Items -
++++++++++

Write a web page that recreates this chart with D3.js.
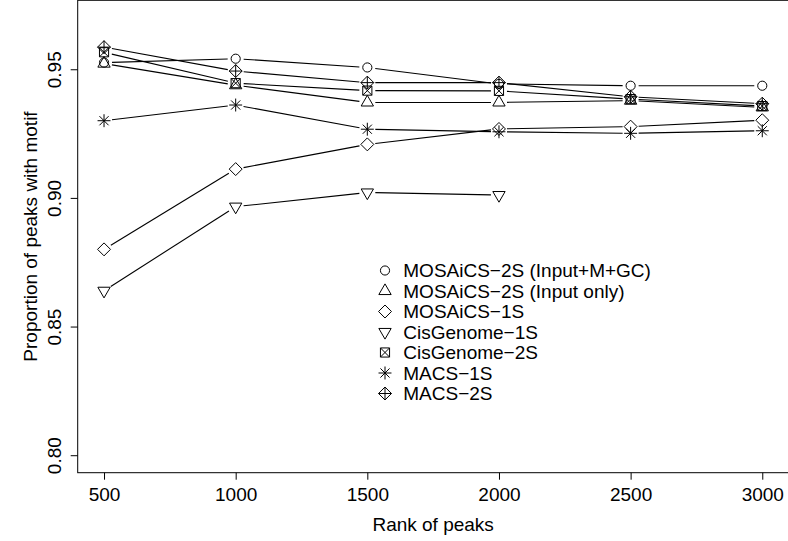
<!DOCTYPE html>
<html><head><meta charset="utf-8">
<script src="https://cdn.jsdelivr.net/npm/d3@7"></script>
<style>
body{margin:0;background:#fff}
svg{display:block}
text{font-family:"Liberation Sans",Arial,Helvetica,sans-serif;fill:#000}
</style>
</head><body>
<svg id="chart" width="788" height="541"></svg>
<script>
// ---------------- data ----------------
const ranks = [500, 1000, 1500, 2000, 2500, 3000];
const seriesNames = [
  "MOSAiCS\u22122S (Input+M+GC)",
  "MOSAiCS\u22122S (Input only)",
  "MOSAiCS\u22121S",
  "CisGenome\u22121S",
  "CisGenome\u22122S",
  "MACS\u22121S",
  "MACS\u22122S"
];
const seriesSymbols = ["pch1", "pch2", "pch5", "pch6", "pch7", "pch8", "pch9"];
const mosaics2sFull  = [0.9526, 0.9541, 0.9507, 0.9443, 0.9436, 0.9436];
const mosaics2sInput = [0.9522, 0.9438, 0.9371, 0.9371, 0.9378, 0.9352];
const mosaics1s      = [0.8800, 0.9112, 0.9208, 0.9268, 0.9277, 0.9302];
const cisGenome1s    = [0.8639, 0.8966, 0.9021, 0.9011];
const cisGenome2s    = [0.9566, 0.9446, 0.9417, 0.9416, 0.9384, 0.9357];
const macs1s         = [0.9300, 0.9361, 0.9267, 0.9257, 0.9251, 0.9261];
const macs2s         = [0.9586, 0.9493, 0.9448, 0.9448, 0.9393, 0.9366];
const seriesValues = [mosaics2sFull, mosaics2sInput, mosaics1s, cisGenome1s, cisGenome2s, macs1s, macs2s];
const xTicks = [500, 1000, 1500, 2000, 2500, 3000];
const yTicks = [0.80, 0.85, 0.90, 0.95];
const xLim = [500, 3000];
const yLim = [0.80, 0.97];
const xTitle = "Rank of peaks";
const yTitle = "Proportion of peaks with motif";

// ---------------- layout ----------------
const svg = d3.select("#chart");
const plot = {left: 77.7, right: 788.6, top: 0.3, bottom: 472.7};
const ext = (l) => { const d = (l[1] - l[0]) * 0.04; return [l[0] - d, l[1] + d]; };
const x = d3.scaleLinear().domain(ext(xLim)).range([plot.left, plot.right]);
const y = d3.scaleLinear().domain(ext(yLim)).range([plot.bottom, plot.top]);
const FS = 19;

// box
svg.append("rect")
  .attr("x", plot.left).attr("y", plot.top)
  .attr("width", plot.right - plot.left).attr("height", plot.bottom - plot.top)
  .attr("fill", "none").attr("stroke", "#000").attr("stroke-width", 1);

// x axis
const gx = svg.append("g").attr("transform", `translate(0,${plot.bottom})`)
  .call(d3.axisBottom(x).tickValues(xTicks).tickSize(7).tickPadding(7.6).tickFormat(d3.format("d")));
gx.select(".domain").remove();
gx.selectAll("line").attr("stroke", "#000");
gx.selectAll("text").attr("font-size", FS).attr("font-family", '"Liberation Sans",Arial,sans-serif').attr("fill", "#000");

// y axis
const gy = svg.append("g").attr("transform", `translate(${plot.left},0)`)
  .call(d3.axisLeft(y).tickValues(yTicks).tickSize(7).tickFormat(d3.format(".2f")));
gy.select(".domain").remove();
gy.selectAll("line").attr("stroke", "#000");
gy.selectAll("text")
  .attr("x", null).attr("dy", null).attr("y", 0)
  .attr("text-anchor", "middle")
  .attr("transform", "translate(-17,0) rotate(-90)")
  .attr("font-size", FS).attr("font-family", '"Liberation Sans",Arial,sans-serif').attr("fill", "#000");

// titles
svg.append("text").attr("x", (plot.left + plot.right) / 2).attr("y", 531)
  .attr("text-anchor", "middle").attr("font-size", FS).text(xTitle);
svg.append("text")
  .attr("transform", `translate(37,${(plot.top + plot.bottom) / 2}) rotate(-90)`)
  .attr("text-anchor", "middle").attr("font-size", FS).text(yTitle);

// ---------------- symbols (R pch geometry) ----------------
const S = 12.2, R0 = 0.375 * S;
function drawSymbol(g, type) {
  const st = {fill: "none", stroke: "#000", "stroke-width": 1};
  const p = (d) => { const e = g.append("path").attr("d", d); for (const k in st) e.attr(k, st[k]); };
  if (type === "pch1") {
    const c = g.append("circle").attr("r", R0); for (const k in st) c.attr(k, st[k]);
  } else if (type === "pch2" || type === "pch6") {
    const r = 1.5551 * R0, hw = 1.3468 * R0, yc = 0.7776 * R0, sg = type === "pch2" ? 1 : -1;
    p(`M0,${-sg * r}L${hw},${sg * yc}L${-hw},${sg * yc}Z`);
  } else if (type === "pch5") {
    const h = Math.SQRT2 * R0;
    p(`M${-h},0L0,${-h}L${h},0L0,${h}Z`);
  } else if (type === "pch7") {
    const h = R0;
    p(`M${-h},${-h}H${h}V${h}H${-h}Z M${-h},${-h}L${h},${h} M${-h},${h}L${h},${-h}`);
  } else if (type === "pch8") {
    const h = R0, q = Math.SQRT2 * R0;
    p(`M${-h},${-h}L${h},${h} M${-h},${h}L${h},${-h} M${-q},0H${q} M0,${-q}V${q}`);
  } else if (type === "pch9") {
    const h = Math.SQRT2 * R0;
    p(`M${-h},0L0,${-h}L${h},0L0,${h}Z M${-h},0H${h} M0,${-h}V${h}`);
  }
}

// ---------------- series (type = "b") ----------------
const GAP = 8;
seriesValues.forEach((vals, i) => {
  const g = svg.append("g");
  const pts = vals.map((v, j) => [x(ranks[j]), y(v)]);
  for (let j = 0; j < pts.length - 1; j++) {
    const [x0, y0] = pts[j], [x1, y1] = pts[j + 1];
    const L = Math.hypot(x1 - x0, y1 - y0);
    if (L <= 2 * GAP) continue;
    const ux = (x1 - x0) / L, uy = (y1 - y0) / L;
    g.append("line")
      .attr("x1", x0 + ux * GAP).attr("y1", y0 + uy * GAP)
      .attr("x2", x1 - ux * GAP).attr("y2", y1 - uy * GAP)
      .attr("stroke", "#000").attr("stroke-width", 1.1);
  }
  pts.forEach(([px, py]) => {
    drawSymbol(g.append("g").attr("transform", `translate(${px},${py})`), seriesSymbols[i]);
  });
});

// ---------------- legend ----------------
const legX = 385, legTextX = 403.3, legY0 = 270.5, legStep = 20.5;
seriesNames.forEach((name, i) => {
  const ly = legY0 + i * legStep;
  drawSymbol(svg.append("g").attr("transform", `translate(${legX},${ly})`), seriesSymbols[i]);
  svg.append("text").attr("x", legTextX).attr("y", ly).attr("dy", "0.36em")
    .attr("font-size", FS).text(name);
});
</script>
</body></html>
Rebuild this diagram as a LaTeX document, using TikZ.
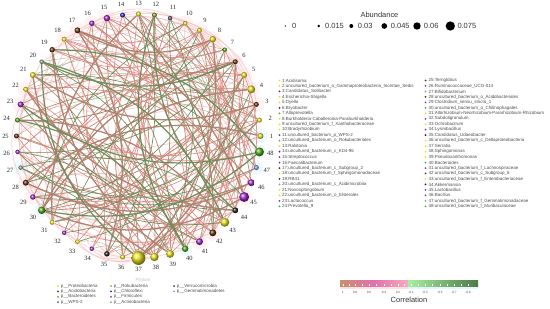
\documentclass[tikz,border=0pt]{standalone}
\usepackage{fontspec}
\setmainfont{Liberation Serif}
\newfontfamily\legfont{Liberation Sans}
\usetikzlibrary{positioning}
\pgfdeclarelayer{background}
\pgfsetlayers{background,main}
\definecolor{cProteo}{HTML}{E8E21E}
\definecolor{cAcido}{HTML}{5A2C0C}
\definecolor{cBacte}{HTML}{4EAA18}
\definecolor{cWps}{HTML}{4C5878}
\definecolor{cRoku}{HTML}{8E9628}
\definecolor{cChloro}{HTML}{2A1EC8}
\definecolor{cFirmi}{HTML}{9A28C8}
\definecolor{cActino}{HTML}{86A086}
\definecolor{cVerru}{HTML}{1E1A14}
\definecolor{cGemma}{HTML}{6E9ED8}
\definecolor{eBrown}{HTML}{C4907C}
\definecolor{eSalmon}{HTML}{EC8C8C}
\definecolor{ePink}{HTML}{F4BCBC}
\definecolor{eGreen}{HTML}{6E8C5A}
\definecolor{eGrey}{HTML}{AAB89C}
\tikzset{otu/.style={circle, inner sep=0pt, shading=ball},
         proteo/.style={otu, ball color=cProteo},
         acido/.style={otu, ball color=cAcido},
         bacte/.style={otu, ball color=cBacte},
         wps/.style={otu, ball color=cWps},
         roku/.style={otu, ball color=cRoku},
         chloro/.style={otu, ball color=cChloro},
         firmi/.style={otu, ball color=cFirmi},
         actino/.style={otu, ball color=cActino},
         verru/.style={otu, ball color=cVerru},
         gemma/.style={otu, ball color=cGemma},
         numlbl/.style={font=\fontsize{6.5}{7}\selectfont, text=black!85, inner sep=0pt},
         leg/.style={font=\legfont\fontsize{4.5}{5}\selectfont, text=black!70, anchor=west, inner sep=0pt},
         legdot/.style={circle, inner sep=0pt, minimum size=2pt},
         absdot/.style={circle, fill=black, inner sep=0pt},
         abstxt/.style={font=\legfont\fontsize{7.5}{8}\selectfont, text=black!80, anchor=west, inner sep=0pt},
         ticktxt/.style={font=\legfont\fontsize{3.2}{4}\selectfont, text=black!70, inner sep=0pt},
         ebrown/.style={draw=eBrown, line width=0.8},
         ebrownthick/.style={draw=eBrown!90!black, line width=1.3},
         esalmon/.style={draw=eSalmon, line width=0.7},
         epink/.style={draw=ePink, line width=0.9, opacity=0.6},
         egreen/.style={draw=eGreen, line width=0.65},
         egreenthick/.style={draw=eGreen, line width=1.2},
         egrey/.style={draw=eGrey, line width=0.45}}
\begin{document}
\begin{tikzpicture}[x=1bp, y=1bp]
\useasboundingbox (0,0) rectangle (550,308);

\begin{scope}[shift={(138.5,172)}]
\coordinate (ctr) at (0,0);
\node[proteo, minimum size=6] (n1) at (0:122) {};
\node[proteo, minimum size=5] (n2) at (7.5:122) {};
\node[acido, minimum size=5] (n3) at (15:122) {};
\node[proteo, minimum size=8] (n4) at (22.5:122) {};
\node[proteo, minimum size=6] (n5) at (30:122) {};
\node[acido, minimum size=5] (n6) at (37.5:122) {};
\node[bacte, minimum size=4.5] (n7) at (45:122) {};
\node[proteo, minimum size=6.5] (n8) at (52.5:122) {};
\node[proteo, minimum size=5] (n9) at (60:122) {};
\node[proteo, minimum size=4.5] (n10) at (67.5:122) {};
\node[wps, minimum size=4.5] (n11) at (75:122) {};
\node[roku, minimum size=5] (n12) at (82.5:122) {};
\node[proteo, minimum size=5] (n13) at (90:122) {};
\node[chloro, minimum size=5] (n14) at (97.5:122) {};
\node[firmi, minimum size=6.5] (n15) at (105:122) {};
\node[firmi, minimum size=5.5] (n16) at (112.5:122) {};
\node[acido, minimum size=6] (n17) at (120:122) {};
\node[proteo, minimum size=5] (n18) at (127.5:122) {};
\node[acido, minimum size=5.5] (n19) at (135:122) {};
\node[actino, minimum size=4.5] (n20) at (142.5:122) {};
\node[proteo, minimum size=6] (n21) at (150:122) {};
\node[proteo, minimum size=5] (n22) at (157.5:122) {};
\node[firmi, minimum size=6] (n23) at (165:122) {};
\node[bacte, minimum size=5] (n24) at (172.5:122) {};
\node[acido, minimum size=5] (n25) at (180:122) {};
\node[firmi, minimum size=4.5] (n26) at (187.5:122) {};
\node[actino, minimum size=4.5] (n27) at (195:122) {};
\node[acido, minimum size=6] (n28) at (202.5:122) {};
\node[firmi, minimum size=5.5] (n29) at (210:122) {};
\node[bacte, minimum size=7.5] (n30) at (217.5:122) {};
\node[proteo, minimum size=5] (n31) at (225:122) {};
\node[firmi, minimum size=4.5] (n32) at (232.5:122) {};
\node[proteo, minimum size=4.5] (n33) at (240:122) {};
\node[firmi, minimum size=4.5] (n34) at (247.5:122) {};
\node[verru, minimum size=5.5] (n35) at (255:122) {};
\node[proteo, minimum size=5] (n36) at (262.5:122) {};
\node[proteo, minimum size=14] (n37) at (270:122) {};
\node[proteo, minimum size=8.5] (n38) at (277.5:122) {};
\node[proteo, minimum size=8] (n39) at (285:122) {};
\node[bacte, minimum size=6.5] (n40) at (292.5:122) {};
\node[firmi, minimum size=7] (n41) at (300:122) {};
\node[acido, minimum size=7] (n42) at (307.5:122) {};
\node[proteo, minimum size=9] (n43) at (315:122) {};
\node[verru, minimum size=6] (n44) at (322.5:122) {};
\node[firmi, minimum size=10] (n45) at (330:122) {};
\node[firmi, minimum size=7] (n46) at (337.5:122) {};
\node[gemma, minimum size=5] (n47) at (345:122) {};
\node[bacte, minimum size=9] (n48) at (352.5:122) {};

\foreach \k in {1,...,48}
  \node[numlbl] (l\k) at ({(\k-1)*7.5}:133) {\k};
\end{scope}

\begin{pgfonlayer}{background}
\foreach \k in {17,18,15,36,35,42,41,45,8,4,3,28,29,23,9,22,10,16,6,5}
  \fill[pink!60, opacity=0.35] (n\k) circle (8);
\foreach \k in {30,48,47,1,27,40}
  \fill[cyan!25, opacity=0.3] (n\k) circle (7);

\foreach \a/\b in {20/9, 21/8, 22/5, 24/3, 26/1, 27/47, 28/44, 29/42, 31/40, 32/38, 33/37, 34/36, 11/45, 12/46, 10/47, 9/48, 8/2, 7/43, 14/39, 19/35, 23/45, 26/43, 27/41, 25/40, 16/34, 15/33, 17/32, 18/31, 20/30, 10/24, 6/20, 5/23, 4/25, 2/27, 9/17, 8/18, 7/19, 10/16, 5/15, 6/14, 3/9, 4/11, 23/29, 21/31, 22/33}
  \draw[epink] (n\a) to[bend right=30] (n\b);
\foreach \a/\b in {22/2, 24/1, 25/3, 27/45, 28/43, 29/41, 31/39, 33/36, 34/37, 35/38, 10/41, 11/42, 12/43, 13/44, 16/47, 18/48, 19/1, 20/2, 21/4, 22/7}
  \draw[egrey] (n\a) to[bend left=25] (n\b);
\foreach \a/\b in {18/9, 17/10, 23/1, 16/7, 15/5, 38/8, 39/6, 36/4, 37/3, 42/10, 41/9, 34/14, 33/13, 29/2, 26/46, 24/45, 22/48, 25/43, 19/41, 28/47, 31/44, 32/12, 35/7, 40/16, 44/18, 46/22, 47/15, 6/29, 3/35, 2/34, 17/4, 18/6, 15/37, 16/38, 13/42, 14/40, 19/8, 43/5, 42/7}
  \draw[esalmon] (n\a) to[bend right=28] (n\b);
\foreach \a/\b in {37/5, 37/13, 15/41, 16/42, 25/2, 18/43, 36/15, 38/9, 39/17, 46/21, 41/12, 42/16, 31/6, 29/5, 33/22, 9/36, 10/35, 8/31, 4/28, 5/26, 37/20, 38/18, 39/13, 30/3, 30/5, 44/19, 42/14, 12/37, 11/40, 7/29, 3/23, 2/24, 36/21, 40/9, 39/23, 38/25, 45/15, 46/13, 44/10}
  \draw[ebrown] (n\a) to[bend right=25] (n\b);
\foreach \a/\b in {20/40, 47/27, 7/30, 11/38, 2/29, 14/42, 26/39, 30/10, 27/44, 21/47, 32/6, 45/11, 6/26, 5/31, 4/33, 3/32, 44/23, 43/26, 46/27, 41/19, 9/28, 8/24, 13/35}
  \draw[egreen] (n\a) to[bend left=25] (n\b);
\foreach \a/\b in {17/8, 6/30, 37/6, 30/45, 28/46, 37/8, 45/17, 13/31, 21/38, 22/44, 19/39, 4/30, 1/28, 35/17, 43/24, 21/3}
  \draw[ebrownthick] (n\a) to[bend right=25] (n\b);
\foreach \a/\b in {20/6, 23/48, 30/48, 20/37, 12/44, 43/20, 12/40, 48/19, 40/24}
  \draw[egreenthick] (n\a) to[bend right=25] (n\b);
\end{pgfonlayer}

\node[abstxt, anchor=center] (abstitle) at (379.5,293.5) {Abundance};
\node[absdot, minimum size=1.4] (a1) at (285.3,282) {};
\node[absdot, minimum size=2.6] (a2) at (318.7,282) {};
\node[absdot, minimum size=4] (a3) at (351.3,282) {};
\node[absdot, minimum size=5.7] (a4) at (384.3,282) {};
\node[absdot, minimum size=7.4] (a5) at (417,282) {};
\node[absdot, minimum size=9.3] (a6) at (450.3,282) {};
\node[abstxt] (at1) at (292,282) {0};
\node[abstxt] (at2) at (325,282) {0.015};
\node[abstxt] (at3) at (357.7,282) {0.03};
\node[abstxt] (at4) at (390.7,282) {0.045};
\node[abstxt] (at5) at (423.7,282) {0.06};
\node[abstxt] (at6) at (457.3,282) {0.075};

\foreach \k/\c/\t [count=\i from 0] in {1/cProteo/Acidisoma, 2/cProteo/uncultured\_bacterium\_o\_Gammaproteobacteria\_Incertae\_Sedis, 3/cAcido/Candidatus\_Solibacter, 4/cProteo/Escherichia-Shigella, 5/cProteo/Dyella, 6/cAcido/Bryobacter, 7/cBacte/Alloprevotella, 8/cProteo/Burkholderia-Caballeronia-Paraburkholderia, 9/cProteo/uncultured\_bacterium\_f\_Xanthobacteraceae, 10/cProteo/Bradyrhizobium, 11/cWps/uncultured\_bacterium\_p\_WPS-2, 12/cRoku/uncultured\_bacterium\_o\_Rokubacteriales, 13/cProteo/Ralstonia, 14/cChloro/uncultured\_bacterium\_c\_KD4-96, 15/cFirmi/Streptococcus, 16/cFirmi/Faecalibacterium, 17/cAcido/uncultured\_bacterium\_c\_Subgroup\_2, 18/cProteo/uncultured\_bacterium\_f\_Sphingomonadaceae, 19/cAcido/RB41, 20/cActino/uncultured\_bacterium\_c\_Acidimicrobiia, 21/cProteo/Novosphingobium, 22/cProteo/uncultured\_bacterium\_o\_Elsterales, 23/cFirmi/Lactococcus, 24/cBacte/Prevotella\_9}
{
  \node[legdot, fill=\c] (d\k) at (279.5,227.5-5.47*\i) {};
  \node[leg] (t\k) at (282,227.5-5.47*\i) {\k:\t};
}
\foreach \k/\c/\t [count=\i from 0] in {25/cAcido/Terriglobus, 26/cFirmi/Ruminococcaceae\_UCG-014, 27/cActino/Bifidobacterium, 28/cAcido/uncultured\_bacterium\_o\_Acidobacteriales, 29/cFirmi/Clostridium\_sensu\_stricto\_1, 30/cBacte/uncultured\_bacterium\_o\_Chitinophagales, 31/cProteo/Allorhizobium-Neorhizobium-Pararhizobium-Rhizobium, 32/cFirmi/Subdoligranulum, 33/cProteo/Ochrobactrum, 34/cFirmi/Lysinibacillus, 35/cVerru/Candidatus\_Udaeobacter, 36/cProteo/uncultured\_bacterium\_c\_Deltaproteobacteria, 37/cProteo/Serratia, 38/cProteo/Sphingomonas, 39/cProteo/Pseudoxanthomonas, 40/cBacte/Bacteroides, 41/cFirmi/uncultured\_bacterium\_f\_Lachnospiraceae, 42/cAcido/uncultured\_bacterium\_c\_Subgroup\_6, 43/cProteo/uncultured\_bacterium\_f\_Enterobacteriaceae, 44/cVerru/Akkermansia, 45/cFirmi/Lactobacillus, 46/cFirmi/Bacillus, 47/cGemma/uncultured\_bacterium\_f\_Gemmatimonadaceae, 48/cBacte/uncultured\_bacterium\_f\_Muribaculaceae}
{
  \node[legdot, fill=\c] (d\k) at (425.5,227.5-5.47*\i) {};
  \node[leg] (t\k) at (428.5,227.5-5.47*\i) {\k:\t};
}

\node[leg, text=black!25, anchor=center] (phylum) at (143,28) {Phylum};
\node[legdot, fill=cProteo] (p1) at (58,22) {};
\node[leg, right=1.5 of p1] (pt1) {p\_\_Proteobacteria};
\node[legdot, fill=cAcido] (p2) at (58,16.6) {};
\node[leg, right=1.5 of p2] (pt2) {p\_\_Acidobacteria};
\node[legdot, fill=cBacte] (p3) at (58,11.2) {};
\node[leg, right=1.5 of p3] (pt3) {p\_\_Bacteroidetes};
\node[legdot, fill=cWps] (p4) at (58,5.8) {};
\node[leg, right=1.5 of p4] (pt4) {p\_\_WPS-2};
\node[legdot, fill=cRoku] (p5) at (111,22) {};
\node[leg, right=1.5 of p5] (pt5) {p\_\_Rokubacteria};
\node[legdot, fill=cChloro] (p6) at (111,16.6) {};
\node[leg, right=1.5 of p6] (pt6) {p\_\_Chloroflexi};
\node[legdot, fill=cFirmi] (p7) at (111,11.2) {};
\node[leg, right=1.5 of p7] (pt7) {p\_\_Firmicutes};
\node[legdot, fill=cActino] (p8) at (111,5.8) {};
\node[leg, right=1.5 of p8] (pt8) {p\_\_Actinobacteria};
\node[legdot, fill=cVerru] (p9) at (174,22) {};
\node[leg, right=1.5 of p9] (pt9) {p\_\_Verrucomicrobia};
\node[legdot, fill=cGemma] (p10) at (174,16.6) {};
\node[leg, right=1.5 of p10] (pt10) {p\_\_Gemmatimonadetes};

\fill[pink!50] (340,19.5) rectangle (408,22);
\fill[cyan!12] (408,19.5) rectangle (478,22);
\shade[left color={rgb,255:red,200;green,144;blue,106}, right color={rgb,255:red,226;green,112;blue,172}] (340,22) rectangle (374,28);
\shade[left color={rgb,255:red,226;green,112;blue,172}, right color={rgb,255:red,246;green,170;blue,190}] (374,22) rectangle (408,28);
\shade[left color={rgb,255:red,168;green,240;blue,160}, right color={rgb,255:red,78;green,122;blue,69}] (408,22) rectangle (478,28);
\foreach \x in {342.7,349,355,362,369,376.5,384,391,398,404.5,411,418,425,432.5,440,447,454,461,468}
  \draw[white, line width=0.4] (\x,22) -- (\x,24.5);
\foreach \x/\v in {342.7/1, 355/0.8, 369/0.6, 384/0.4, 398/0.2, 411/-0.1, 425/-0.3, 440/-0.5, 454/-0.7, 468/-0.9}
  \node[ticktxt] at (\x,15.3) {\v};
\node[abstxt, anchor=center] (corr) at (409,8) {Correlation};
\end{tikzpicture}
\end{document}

++++++++++

What is required -
Collect, from the material above, every line containing the word "with".

Response to this task -
Write a web page that recreates this chart with D3.js.
const yTitle = "Proportion of peaks with motif";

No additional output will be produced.